Colin Colenso October 23, 2006 at 6:24 am

“Singer places great store on an example called the Pond Case: A person passes by a child who is drowning in a small pond. He could easily rescue the child and has no good reason not to do so. “Singer would have us judge the passerby to be immoral if he does not help the child” (p. 29). From this case, Singer draws the general principle that if one can avert death or suffering at an insignificant cost, one ought to do so.”

The principle at first seems difficult to controvert, but does it not have radical consequences? Are we not required drastically to increase our donations to the poor?”

This argument has been made but it overlooks the fact that donations to the poor or similar projects are inefficient ways to achieve the goal of alleviating the suffering. Actually, the opposite is usually true.

For example, when I give a beggar money, I provide an incentive for their ongoing begging and dissuade them from productive and secure self-reliance.

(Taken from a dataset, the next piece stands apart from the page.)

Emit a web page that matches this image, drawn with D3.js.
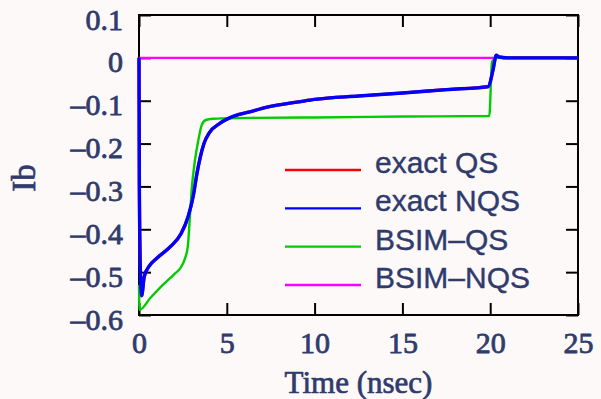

So if such donations were able to improve the lot of others in an effective praeological sense, then yes, it could be argued that people have a moral duty to help.

But perhaps the only effort that I can think of that makes praxeological sense, in so far as it may benefit the suffering of others with maximal efficiency, is to educate oneself and help spread the word of liberty.

Certainly we’d agree that it would be ridiculous to put the government in charge of regulating such a moral pursuit. So we may argue that it’s also not practical to have the government legislate over moral dilemmas such as the pond case.

Surely a person who refused to save a drowning child would be considered a social outcast and would suffer as a result. The government isn’t required, and would not be the best mechanism for setting up disincentives for such selfish acts.

Jonathan October 24, 2006 at 5:56 am

‘is the trinket worth more to the wealthy person than the meal to the Bengali’

or in the Pond case is the passerby’s effort worth more than the life of a child?

I accept that academically I havent given a whole lot of thought on how one can ‘prove’ this either way but an overwhelming urge to answer a big NO! comes to mind.

How am I obviously wrong here?

Colin Colenso October 24, 2006 at 11:13 am

Jonathan,
I think your heading down the wrong path by trying to consider this through an equivalancy in worth.

For example, it may be WORTH quite a lot to an immoral psychopath to inflict terrible harm on another for their own satisfaction.

Morality or ethics is really just an estimation of what is considered right behavior under various circumstances. I do not believe there can be any systematic rules to determine what is right, considering the vast possibility of circumstances, though some general principles may cover a lot of ground.

Should a drowing child reach for the hand of a passerby to be saved, and that passerby instead prefered to watch and enjoy watching the process of the child’s drowning, then no semi-intelligent human being would condone such an act as right, moral or ethical.

The idea of the non-aggression axiom as a complete guide to determine right behavior is simplistic.

I suspect your tendency to think “NO” is based on an intellectual bias.

Colin

Colin Colenso October 24, 2006 at 11:13 am

Jonathan,
I think your heading down the wrong path by trying to consider this through an equivalancy in worth.

For example, it may be WORTH quite a lot to an immoral psychopath to inflict terrible harm on another for their own satisfaction.

Morality or ethics is really just an estimation of what is considered right behavior under various circumstances. I do not believe there can be any systematic rules to determine what is right, considering the vast possibility of circumstances, though some general principles may cover a lot of ground.

Should a drowing child reach for the hand of a passerby to be saved, and that passerby instead prefered to watch and enjoy watching the process of the child’s drowning, then no semi-intelligent human being would condone such an act as right, moral or ethical.

The idea of the non-aggression axiom as a complete guide to determine right behavior is simplistic.

I suspect your tendency to think “NO” is based on an intellectual bias.

Colin

Jonathan October 25, 2006 at 6:56 am

Colin,
I am not sure what bias you refer to but I do find the extreme libertarian position particularly simplistic and dare I say, naiive.
Because I am supposed to respect the consequences of a sadists’ position (drowning child)as to not do so would upset some libertarian principle (forcing the man to act would break the non aggression axiom I presume?) makes me strongly biased to undermine such a principle, or possibly refine it if I had the mind+effort.

Colin Colenso October 25, 2006 at 7:23 am

Jonathan,
I re-read your post. I had misinterpreted it the first time.

We seem to be in agreement regarding the non-aggression axiom falling short in particular scenarios.